The success of any organization is built on a strong financial foundation. Increasing revenue is part of the equation, but finding savings is another way to improve profitability. Many small and medium-sized enterprises look first to overhead expenses to detect savings opportunities, yet this “quick-win” approach focused on short-term results could be risky.
For example, deciding arbitrarily to reduce costs overall by a certain percentage compared to the previous financial year or freezing spending in some expense categories could do more harm than good. Also, recognized savings may not be appropriate or relevant to the company’s needs or market conditions. The savings might be unsustainable, and their subjective nature could also generate resistance from staff members.
Successful, sustainable, cost-reduction efforts must be driven by a cost-management philosophy embedded in a company’s culture. This is more than changing budget targets annually. Sharing information about costs throughout the organization, and linking that knowledge to corporate strategy, should be the first step in reducing costs.
Get everyone involved
Developing and implementing a cost-reduction plan involves communication. Everyone must understand and support the cost-savings initiative—employees, managers, and stakeholders. Leaders must inspire ownership of the new spend culture. Clear communication throughout the organization will lead to a cost-awareness mindset.
Know spending patterns
Where are the dollars going? Overhead expenses should be regrouped and scrutinized to create a well-defined picture of spending patterns. This analysis, usually not performed due to lack of time and resources, can reveal overlooked savings opportunities. Mistakes can be costly when discounts are not applied, there are invoicing errors, or the same goods or services are ordered separately by different departments. A spending review will also note other inaccuracies such as unnecessary expenses or redundant stock.
Recognize genuine needs and consumption patterns
Understanding spending patterns (identifying what is ordered and what is used within the company) can expose the strengths and weaknesses of the current process. This makes it possible to regroup requests from different services and locations to leverage purchasing power and achieve better pricing. This analysis may also highlight whether the resources provided to employees (information technology, telecoms, equipment, etc.) are being used properly and to their full potential. Examining spending data can help business leaders reframe and redirect a spend culture, and invigorate efficiency.
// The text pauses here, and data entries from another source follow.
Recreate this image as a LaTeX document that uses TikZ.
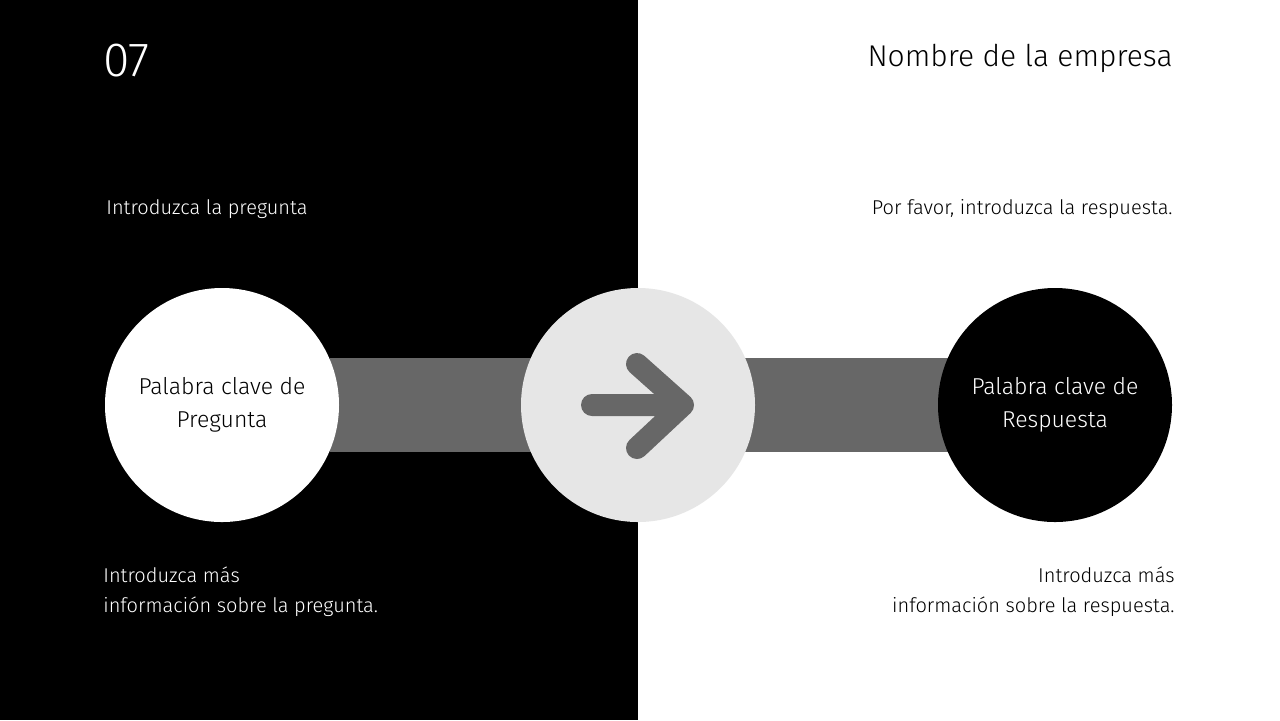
\documentclass[tikz,border=0pt]{standalone}
\usepackage{fontspec}
\setmainfont{Fira Sans Light}[BoldFont=Fira Sans]
\definecolor{bargray}{HTML}{676767}
\definecolor{midgray}{HTML}{E6E6E6}
\begin{document}
\begin{tikzpicture}[x=0.5pt,y=-0.5pt,
  txt/.style={inner sep=0pt,font=\fontsize{10}{15}\selectfont},
  bar/.style={fill=bargray,draw=none},
  circ/.style={circle,minimum size=117pt,inner sep=0pt,align=center,font=\fontsize{11.5}{16.5}\selectfont}]
\useasboundingbox (0,0) rectangle (1280,720);
\fill[white] (0,0) rectangle (1280,720);
\fill[black] (0,0) rectangle (638,720);
\fill[bargray] (330,358) rectangle (540,452);
\fill[bargray] (745,358) rectangle (950,452);
\node[circ,fill=white,text=black] (q) at (222,405) {Palabra clave de\\Pregunta};
\node[circ,fill=midgray] (m) at (638,405) {};
\node[circ,fill=black,text=white] (r) at (1055,405) {Palabra clave de\\Respuesta};
\coordinate (a1) at (592,405);
\coordinate (a2) at (683,405);
\coordinate (c1) at (637,364);
\coordinate (c2) at (637,448);
\draw[bargray,line width=11pt,line cap=round,line join=round] (a1) -- (a2) (c1) -- (a2) -- (c2);
\node[txt,anchor=north west,text=white,font=\fontsize{24}{24}\selectfont] (n) at (103,44) {07};
\node[txt,anchor=north east,font=\fontsize{15}{15}\selectfont] (t) at (1173,44) {Nombre de la empresa};
\node[txt,anchor=west,text=white] (iq) at (106,209) {Introduzca la pregunta};
\node[txt,anchor=east] (ir) at (1173,209) {Por favor, introduzca la respuesta.};
\node[txt,anchor=north west,text=white,align=left] (mq) at (103,566) {Introduzca más\\información sobre la pregunta.};
\node[txt,anchor=north east,align=right] (mr) at (1175,566) {Introduzca más\\información sobre la respuesta.};
\end{tikzpicture}
\end{document}
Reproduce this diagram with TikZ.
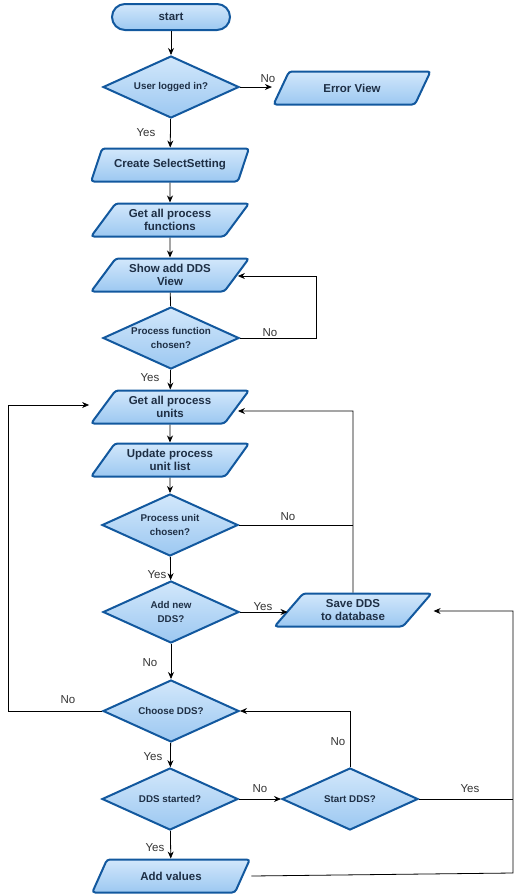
\documentclass[tikz,border=0pt]{standalone}
\usepackage{fontspec}
\setmainfont{Liberation Sans}
\usetikzlibrary{shapes.geometric,arrows.meta}
\definecolor{bord}{HTML}{12589E}
\definecolor{ftop}{HTML}{D2E7FB}
\definecolor{fbot}{HTML}{9CC8F1}
\definecolor{txt}{HTML}{1E2F45}
\definecolor{lbl}{HTML}{333333}
\tikzset{
  base/.style={draw=bord, line width=2pt, top color=ftop, bottom color=fbot, text=txt, align=center, inner sep=0pt},
  io/.style={base, trapezium, trapezium left angle=50, trapezium right angle=130, trapezium stretches=true,
    minimum width=158pt, minimum height=33pt, rounded corners=3pt, font=\bfseries\fontsize{11.5}{13.6}\selectfont},
  decide/.style={base, diamond, aspect=2.3, minimum width=136pt, minimum height=62pt, font=\bfseries\fontsize{9.8}{13.3}\selectfont},
  term/.style={base, rectangle, rounded corners=13pt, minimum width=118pt, minimum height=26pt, font=\bfseries\fontsize{11.5}{13.6}\selectfont},
  conn/.style={line width=0.8pt, black},
  arr/.style={conn, -{Stealth[length=7pt,width=6pt]}},
  lab/.style={text=lbl, font=\fontsize{11.5}{13}\selectfont, inner sep=0pt}
}
\begin{document}
\begin{tikzpicture}[x=1pt,y=-1pt]
\useasboundingbox (0,0) rectangle (523,895);
\node[term] (start) at (171,17) {start};
\node[decide] (d1) at (171,87) {User logged in?};
\node[io] (err) at (352,88) {Error View};
\node[io] (p1) at (170,165) {Create SelectSetting};
\node[io] (p2) at (170,220) {Get all process\\functions};
\node[io] (p3) at (170,275) {Show add DDS\\View};
\node[decide] (d2) at (171,338) {Process function\\chosen?};
\node[io] (p4) at (170,407) {Get all process\\units};
\node[io] (p5) at (170,460) {Update process\\unit list};
\node[decide] (d3) at (170,525) {Process unit\\chosen?};
\node[decide] (d4) at (171,612) {Add new\\DDS?};
\node[io] (save) at (353,610) {Save DDS\\to database};
\node[decide] (d5) at (171,711) {Choose DDS?};
\node[decide] (d6) at (170,799) {DDS started?};
\node[decide] (d7) at (350,799) {Start DDS?};
\node[io] (p6) at (171,876) {Add values};

\coordinate (c1) at (316,338);
\coordinate (c2) at (316,276);
\coordinate (c3) at (353,411);
\coordinate (c4) at (8,711);
\coordinate (c5) at (8,405);
\coordinate (c6) at (350,711);
\coordinate (c7) at (513,873);
\coordinate (c8) at (513,611);

\draw[arr] (start) -- (d1);
\draw[arr] (d1.east) -- (d1.east -| err.bottom left corner);
\draw[arr] (d1) -- (p1);
\draw[arr] (p1) -- (p2);
\draw[arr] (p2) -- (p3);
\draw[conn] (p3) -- (d2);
\draw[arr] (d2.east) -- (c1) -- (c2) -- (c2 -| p3.east);
\draw[arr] (d2) -- (p4);
\draw[arr] (p4) -- (p5);
\draw[arr] (p5) -- (d3);
\draw[conn] (d3.east) -- (d3.east -| save.north);
\draw[arr] (d3) -- (d4);
\draw[arr] (d4.east) -- (d4.east -| save.west);
\draw[arr] (save.north) -- (c3) -- (c3 -| p4.east);
\draw[arr] (d4) -- (d5);
\draw[arr] (d5.west) -- (c4) -- (c5) -- (c5 -| p4.bottom left corner);
\draw[arr] (d7.north) -- (c6) -- (d5.east);
\draw[arr] (d5) -- (d6);
\draw[arr] (d6) -- (d7);
\draw[arr] (d6) -- (p6);
\draw[arr] (p6.east -| p6.top right corner) -- (c7) -- (c8) -- (c8 -| save.top right corner);
\draw[conn] (d7.east) -- (d7.east -| c8);

\node[lab] (l1) at (268,79) {No};
\node[lab] (l2) at (146,133) {Yes};
\node[lab] (l3) at (270,333) {No};
\node[lab] (l4) at (150,378) {Yes};
\node[lab] (l5) at (288,517) {No};
\node[lab] (l6) at (157,575) {Yes};
\node[lab] (l7) at (263,607) {Yes};
\node[lab] (l8) at (150,663) {No};
\node[lab] (l9) at (68,700) {No};
\node[lab] (l10) at (338,742) {No};
\node[lab] (l11) at (153,757) {Yes};
\node[lab] (l12) at (260,789) {No};
\node[lab] (l13) at (470,789) {Yes};
\node[lab] (l14) at (155,848) {Yes};
\end{tikzpicture}
\end{document}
Benchmark and develop goals
After spending patterns are pinpointed, benchmarking is the next step. Benchmarking, a quality improvement tool, is the comparison of one organization’s practices and performance to those of others. It seeks to identify standards, or “best practices,” to apply in measuring and improving performance. Benchmarking results should lead to the development of savings goals. Are the targets realistic and doable?
Achievements will need to be monitored over time to document actual savings, to adjust to changes or new requirements, and to ensure that any terms and conditions negotiated are applied.
An effective, sustainable cost-management program requires a strategic approach, combined with a savings philosophy rooted in the company’s culture. Employee engagement efforts, an analysis of spending and consumption patterns, benchmarking, and monitoring results are significant factors that lead to savings.